§ **Request**
Quote every line as written. Omit pictures.

§ **Provided material**
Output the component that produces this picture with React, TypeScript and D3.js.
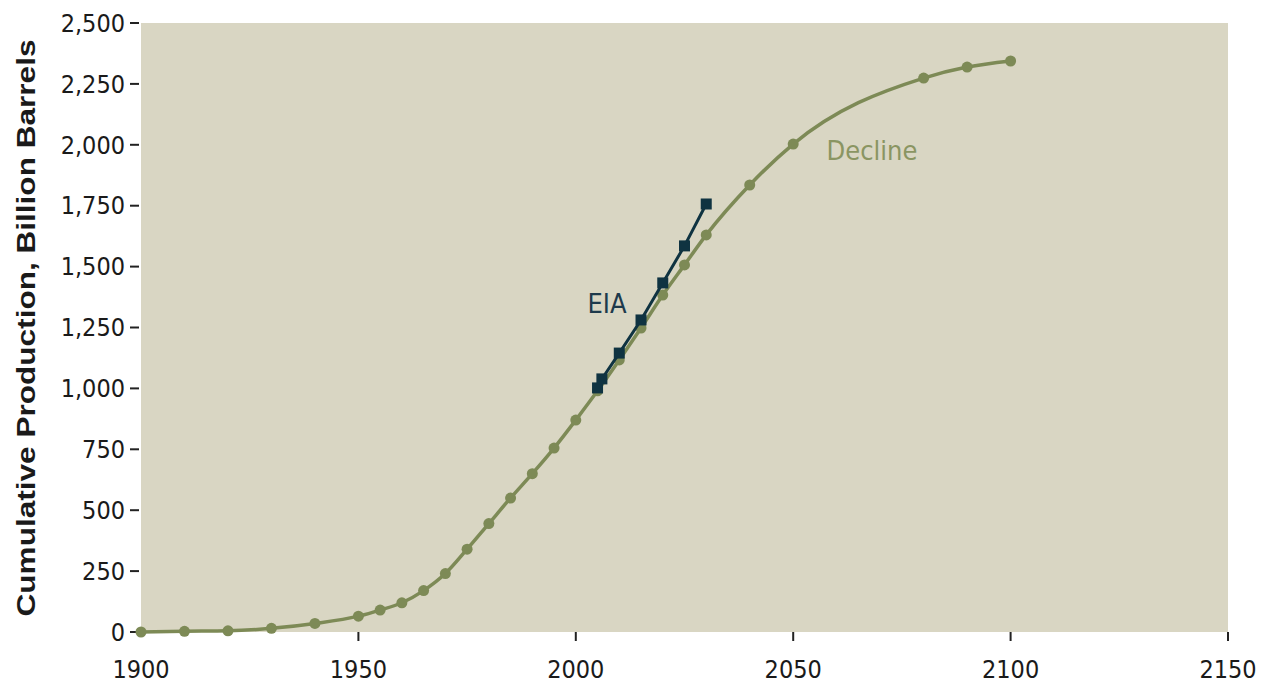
import React from "react";
import * as d3 from "d3";

const declineYears = [1900, 1910, 1920, 1930, 1940, 1950, 1955, 1960, 1965, 1970, 1975, 1980, 1985, 1990, 1995, 2000, 2005, 2010, 2015, 2020, 2025, 2030, 2040, 2050, 2080, 2090, 2100];
const declineValues = [0, 3, 5, 15, 35, 65, 90, 120, 170, 240, 340, 445, 550, 650, 755, 870, 990, 1117, 1248, 1383, 1507, 1630, 1835, 2003, 2274, 2319, 2344];
const eiaYears = [2005, 2006, 2010, 2015, 2020, 2025, 2030];
const eiaValues = [1002, 1039, 1145, 1281, 1433, 1585, 1757];
const yTicks = [0, 250, 500, 750, 1000, 1250, 1500, 1750, 2000, 2250, 2500];
const xTicks = [1900, 1950, 2000, 2050, 2100, 2150];

const W = 1267, H = 685;
const left = 141, right = 1228, top = 23, bottom = 632;
const font = "'Liberation Sans Narrow', 'DejaVu Sans Condensed', 'Liberation Sans', sans-serif";

export default function App() {
  const x = d3.scaleLinear().domain([1900, 2150]).range([left, right]);
  const y = d3.scaleLinear().domain([0, 2500]).range([bottom, top]);
  const decl = declineYears.map((yr, i) => [yr, declineValues[i]] as [number, number]);
  const eia = eiaYears.map((yr, i) => [yr, eiaValues[i]] as [number, number]);
  const lineSmooth = d3.line<[number, number]>().x(d => x(d[0])).y(d => y(d[1])).curve(d3.curveMonotoneX);
  const lineStraight = d3.line<[number, number]>().x(d => x(d[0])).y(d => y(d[1]));
  const fmt = d3.format(",");
  const declColor = "#7d8a56";
  const eiaColor = "#0f3341";
  return (
    <svg width={W} height={H} style={{ position: "absolute", left: 0, top: 0, background: "#fff" }}>
      <rect x={left} y={top} width={right - left} height={bottom - top} fill="#d9d6c3" />
      {yTicks.map(t => (
        <g key={t}>
          <line x1={130} x2={139} y1={y(t)} y2={y(t)} stroke="#222" strokeWidth={2} />
          <text x={125} y={y(t)} dy="0.35em" textAnchor="end" fontFamily={font} fontSize={25} fill="#1a1a1a">{fmt(t)}</text>
        </g>
      ))}
      {xTicks.map(t => (
        <g key={t}>
          {t !== 1900 && <line x1={x(t)} x2={x(t)} y1={bottom} y2={bottom + 9} stroke="#222" strokeWidth={2} />}
          <text x={x(t)} y={678} textAnchor="middle" fontFamily={font} fontSize={25} fill="#1a1a1a">{t}</text>
        </g>
      ))}
      <text transform={`translate(35, 328) rotate(-90)`} textAnchor="middle" fontFamily="'Liberation Sans', Arial, sans-serif" fontWeight="bold" fontSize={26} textLength={577} lengthAdjust="spacingAndGlyphs" fill="#1a1a1a">Cumulative Production, Billion Barrels</text>
      <path d={lineSmooth(decl) || ""} fill="none" stroke={declColor} strokeWidth={3.5} />
      {decl.map((d, i) => (
        <circle key={i} cx={x(d[0])} cy={y(d[1])} r={5.5} fill={declColor} />
      ))}
      <path d={lineStraight(eia) || ""} fill="none" stroke={eiaColor} strokeWidth={3} />
      {eia.map((d, i) => (
        <rect key={i} x={x(d[0]) - 5.5} y={y(d[1]) - 5.5} width={11} height={11} fill={eiaColor} />
      ))}
      <text x={607} y={313} textAnchor="middle" fontFamily={font} fontSize={27} fill="#1e3a4c">EIA</text>
      <text x={872} y={160} textAnchor="middle" fontFamily={font} fontSize={27} fill="#8a9562">Decline</text>
    </svg>
  );
}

§ **Solved problem**
Output the component that produces this picture with React, TypeScript and D3.js.
import React from "react";
import * as d3 from "d3";

const declineYears = [1900, 1910, 1920, 1930, 1940, 1950, 1955, 1960, 1965, 1970, 1975, 1980, 1985, 1990, 1995, 2000, 2005, 2010, 2015, 2020, 2025, 2030, 2040, 2050, 2080, 2090, 2100];
const declineValues = [0, 3, 5, 15, 35, 65, 90, 120, 170, 240, 340, 445, 550, 650, 755, 870, 990, 1117, 1248, 1383, 1507, 1630, 1835, 2003, 2274, 2319, 2344];
const eiaYears = [2005, 2006, 2010, 2015, 2020, 2025, 2030];
const eiaValues = [1002, 1039, 1145, 1281, 1433, 1585, 1757];
const yTicks = [0, 250, 500, 750, 1000, 1250, 1500, 1750, 2000, 2250, 2500];
const xTicks = [1900, 1950, 2000, 2050, 2100, 2150];

const W = 1267, H = 685;
const left = 141, right = 1228, top = 23, bottom = 632;
const font = "'Liberation Sans Narrow', 'DejaVu Sans Condensed', 'Liberation Sans', sans-serif";

export default function App() {
  const x = d3.scaleLinear().domain([1900, 2150]).range([left, right]);
  const y = d3.scaleLinear().domain([0, 2500]).range([bottom, top]);
  const decl = declineYears.map((yr, i) => [yr, declineValues[i]] as [number, number]);
  const eia = eiaYears.map((yr, i) => [yr, eiaValues[i]] as [number, number]);
  const lineSmooth = d3.line<[number, number]>().x(d => x(d[0])).y(d => y(d[1])).curve(d3.curveMonotoneX);
  const lineStraight = d3.line<[number, number]>().x(d => x(d[0])).y(d => y(d[1]));
  const fmt = d3.format(",");
  const declColor = "#7d8a56";
  const eiaColor = "#0f3341";
  return (
    <svg width={W} height={H} style={{ position: "absolute", left: 0, top: 0, background: "#fff" }}>
      <rect x={left} y={top} width={right - left} height={bottom - top} fill="#d9d6c3" />
      {yTicks.map(t => (
        <g key={t}>
          <line x1={130} x2={139} y1={y(t)} y2={y(t)} stroke="#222" strokeWidth={2} />
          <text x={125} y={y(t)} dy="0.35em" textAnchor="end" fontFamily={font} fontSize={25} fill="#1a1a1a">{fmt(t)}</text>
        </g>
      ))}
      {xTicks.map(t => (
        <g key={t}>
          {t !== 1900 && <line x1={x(t)} x2={x(t)} y1={bottom} y2={bottom + 9} stroke="#222" strokeWidth={2} />}
          <text x={x(t)} y={678} textAnchor="middle" fontFamily={font} fontSize={25} fill="#1a1a1a">{t}</text>
        </g>
      ))}
      <text transform={`translate(35, 328) rotate(-90)`} textAnchor="middle" fontFamily="'Liberation Sans', Arial, sans-serif" fontWeight="bold" fontSize={26} textLength={577} lengthAdjust="spacingAndGlyphs" fill="#1a1a1a">Cumulative Production, Billion Barrels</text>
      <path d={lineSmooth(decl) || ""} fill="none" stroke={declColor} strokeWidth={3.5} />
      {decl.map((d, i) => (
        <circle key={i} cx={x(d[0])} cy={y(d[1])} r={5.5} fill={declColor} />
      ))}
      <path d={lineStraight(eia) || ""} fill="none" stroke={eiaColor} strokeWidth={3} />
      {eia.map((d, i) => (
        <rect key={i} x={x(d[0]) - 5.5} y={y(d[1]) - 5.5} width={11} height={11} fill={eiaColor} />
      ))}
      <text x={607} y={313} textAnchor="middle" fontFamily={font} fontSize={27} fill="#1e3a4c">EIA</text>
      <text x={872} y={160} textAnchor="middle" fontFamily={font} fontSize={27} fill="#8a9562">Decline</text>
    </svg>
  );
}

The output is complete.